### PROBLEM REQUIREMENTS
Reproduce, exactly and in full, the lines from the one with "Rebuild this chart" through the one with "12.15, 11.03, 13.45];" in the data below; drop pictures.

### RECORD SET
▼▼▼

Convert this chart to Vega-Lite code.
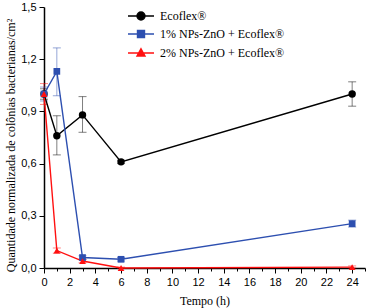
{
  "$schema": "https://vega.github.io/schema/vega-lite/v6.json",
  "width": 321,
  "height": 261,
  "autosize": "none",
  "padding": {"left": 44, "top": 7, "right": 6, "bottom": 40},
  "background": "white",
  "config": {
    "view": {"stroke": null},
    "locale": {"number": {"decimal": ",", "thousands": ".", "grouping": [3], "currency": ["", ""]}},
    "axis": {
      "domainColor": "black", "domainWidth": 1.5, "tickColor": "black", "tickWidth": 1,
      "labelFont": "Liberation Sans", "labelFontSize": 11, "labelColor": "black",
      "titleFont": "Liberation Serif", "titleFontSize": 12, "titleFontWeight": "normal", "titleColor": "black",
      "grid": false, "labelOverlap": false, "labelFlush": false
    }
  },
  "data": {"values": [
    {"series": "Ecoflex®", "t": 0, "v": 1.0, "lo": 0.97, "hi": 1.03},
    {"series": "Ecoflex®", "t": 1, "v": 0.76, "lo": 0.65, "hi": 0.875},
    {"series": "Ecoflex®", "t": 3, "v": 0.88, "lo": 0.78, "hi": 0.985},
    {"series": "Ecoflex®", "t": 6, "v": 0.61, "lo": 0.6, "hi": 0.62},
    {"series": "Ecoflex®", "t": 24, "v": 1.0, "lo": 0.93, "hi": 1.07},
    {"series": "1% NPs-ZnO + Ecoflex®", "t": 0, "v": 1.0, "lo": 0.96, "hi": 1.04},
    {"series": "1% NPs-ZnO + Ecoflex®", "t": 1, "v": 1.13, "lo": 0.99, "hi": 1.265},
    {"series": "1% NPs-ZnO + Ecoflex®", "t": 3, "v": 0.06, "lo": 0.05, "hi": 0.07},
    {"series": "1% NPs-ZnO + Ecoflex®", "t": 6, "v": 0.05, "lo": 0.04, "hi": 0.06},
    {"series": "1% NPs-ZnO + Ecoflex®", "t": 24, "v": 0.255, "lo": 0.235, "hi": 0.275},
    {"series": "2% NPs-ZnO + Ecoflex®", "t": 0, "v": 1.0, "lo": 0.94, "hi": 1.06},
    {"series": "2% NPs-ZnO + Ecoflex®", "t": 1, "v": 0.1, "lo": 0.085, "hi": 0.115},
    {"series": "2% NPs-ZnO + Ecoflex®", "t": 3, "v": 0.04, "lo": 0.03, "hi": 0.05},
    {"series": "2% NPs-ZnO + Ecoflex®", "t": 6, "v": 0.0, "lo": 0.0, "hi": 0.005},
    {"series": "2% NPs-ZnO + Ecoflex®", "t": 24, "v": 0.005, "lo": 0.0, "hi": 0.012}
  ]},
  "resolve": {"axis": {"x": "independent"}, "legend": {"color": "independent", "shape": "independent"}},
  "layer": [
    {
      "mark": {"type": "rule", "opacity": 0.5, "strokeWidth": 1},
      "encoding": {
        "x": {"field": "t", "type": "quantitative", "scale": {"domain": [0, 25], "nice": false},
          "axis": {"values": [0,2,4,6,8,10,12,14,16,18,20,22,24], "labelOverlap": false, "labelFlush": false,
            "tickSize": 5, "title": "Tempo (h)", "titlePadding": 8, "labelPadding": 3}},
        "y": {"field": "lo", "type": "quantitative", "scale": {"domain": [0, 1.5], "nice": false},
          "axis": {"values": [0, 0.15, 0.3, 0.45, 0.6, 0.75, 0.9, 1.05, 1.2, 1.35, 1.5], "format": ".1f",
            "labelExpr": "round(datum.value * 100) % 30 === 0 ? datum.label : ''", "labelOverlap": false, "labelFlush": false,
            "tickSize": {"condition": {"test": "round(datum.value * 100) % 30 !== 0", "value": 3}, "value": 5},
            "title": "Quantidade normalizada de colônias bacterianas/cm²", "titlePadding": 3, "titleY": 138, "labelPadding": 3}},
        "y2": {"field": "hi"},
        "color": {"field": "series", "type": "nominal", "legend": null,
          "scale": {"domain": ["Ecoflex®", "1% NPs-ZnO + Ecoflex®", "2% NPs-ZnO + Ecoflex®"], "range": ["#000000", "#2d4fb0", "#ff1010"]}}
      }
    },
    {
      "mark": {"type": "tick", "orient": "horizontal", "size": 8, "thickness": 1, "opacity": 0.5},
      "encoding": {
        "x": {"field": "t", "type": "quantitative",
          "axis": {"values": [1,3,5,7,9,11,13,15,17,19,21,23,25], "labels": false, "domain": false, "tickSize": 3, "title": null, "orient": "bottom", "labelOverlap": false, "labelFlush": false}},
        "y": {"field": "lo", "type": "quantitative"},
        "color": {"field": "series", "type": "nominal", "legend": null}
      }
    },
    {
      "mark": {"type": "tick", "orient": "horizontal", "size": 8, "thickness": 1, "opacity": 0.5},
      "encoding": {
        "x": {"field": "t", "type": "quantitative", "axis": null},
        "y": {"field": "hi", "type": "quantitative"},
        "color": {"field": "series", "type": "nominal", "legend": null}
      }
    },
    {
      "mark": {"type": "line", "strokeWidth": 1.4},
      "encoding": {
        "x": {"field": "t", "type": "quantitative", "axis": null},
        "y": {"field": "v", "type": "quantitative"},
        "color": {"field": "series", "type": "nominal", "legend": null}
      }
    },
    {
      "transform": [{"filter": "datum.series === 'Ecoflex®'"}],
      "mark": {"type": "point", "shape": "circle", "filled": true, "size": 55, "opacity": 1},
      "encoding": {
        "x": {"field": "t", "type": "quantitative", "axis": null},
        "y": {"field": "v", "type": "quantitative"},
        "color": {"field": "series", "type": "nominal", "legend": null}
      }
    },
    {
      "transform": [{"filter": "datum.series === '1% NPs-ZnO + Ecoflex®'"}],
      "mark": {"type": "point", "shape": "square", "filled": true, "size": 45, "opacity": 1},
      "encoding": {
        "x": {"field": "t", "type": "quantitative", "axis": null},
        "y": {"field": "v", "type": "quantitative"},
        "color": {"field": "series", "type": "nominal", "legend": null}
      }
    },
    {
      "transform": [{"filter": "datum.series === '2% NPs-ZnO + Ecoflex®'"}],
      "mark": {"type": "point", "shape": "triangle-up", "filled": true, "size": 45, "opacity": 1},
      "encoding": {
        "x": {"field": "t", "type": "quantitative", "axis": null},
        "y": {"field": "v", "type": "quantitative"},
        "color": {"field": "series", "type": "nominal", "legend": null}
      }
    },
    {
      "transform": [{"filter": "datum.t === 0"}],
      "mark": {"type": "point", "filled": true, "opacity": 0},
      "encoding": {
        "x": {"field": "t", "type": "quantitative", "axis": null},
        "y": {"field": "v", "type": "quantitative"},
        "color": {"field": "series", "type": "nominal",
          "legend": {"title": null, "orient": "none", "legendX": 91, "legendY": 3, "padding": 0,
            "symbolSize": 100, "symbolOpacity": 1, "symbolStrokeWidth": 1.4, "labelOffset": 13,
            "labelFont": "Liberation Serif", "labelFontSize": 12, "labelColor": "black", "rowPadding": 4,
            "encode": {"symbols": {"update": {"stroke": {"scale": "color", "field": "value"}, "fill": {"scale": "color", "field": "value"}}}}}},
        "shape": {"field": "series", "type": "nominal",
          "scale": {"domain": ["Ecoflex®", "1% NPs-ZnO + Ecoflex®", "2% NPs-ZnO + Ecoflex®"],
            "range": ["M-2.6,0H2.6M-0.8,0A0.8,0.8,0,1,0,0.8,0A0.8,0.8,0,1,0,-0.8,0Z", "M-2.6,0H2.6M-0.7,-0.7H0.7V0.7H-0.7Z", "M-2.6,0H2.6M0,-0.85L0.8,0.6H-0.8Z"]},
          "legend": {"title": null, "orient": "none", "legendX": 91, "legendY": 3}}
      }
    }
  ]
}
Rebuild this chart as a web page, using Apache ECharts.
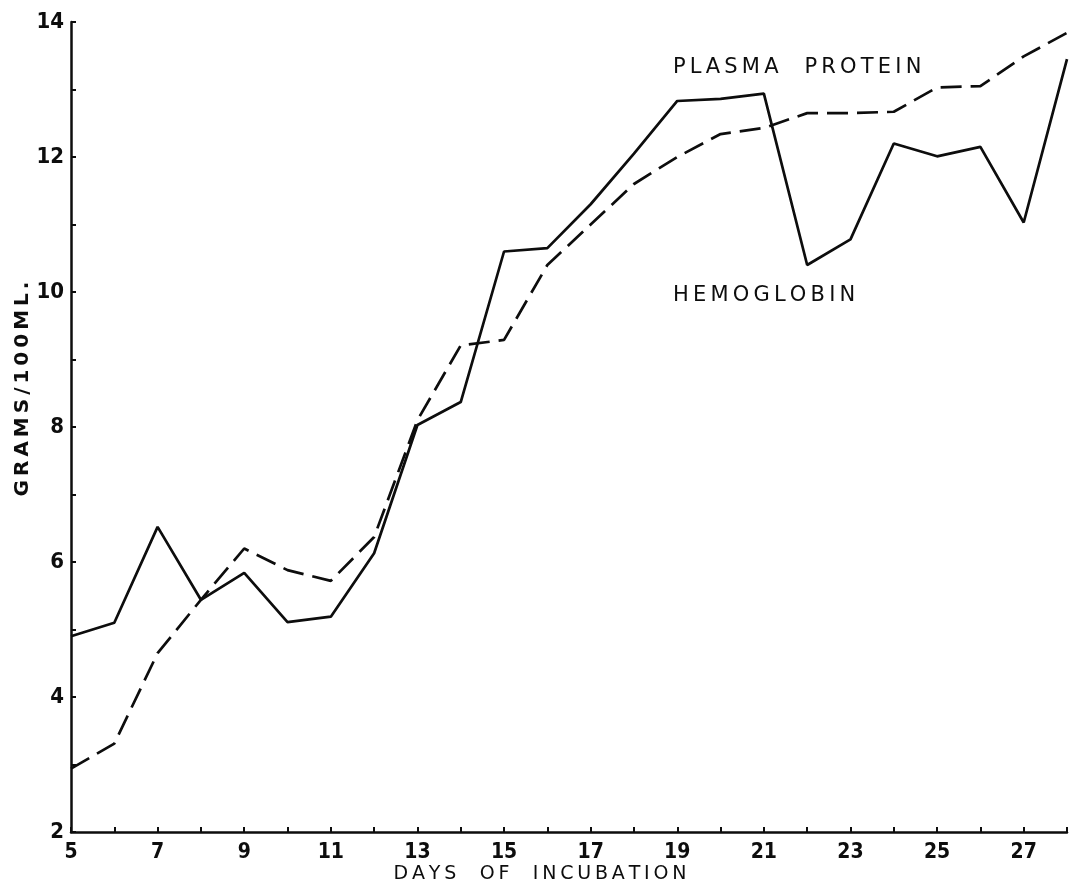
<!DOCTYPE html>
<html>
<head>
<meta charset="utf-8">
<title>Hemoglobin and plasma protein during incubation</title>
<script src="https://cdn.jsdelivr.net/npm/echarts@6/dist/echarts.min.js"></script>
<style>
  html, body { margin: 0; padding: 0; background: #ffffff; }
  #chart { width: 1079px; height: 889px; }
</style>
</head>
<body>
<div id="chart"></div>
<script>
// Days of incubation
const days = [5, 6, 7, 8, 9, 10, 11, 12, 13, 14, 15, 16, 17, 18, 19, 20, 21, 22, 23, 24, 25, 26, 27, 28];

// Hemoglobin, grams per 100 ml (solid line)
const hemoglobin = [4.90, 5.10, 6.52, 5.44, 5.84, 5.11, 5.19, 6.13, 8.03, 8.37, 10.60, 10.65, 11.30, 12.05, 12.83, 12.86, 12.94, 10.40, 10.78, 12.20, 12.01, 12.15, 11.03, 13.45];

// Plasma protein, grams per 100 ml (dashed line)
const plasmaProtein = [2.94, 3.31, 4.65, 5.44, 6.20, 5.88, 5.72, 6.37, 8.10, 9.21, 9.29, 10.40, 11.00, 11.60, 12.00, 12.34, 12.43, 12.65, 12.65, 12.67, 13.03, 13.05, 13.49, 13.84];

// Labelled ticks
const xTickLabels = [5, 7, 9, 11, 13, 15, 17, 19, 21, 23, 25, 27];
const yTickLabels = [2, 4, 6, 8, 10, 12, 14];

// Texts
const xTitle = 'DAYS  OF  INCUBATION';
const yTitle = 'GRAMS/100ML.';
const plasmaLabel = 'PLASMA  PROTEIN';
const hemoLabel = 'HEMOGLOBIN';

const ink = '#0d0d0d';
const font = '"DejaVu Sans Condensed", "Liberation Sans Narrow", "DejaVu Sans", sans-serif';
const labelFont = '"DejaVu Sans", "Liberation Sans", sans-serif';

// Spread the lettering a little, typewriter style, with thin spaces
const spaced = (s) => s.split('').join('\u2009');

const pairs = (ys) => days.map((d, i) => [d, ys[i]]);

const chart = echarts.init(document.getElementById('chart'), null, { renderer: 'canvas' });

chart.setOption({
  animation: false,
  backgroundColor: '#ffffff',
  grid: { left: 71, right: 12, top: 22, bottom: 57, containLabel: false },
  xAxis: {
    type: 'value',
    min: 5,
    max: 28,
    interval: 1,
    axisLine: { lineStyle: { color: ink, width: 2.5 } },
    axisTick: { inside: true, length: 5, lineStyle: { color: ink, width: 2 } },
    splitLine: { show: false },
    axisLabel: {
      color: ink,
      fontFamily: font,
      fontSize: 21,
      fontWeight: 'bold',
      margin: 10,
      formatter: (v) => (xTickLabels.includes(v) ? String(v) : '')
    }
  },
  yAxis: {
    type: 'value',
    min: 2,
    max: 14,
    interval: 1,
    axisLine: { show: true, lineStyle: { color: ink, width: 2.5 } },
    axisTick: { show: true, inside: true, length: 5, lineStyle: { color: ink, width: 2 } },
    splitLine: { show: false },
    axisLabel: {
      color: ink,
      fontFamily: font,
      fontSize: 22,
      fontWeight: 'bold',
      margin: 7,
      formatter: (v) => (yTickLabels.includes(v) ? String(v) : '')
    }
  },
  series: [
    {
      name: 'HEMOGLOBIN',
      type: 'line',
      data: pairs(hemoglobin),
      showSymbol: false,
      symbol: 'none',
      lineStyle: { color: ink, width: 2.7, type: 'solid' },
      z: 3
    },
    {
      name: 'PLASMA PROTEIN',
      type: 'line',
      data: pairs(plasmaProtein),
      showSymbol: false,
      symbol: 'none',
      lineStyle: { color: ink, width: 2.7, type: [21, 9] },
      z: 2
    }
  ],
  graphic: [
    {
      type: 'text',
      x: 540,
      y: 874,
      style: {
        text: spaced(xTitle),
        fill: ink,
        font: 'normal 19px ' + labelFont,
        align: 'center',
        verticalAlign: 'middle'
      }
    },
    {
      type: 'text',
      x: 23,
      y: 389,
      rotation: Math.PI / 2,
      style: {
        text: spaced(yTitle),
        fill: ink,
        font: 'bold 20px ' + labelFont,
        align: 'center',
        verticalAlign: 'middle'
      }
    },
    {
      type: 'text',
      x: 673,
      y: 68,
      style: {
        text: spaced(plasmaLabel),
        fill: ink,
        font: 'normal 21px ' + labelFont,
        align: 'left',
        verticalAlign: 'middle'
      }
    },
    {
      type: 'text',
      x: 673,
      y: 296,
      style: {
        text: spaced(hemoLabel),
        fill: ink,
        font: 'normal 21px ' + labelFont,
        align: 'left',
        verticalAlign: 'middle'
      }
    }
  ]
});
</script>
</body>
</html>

▲▲▲

### FINAL RESULT
Rebuild this chart as a web page, using Apache ECharts.
<!DOCTYPE html>
<html>
<head>
<meta charset="utf-8">
<title>Hemoglobin and plasma protein during incubation</title>
<script src="https://cdn.jsdelivr.net/npm/echarts@6/dist/echarts.min.js"></script>
<style>
  html, body { margin: 0; padding: 0; background: #ffffff; }
  #chart { width: 1079px; height: 889px; }
</style>
</head>
<body>
<div id="chart"></div>
<script>
// Days of incubation
const days = [5, 6, 7, 8, 9, 10, 11, 12, 13, 14, 15, 16, 17, 18, 19, 20, 21, 22, 23, 24, 25, 26, 27, 28];

// Hemoglobin, grams per 100 ml (solid line)
const hemoglobin = [4.90, 5.10, 6.52, 5.44, 5.84, 5.11, 5.19, 6.13, 8.03, 8.37, 10.60, 10.65, 11.30, 12.05, 12.83, 12.86, 12.94, 10.40, 10.78, 12.20, 12.01, 12.15, 11.03, 13.45];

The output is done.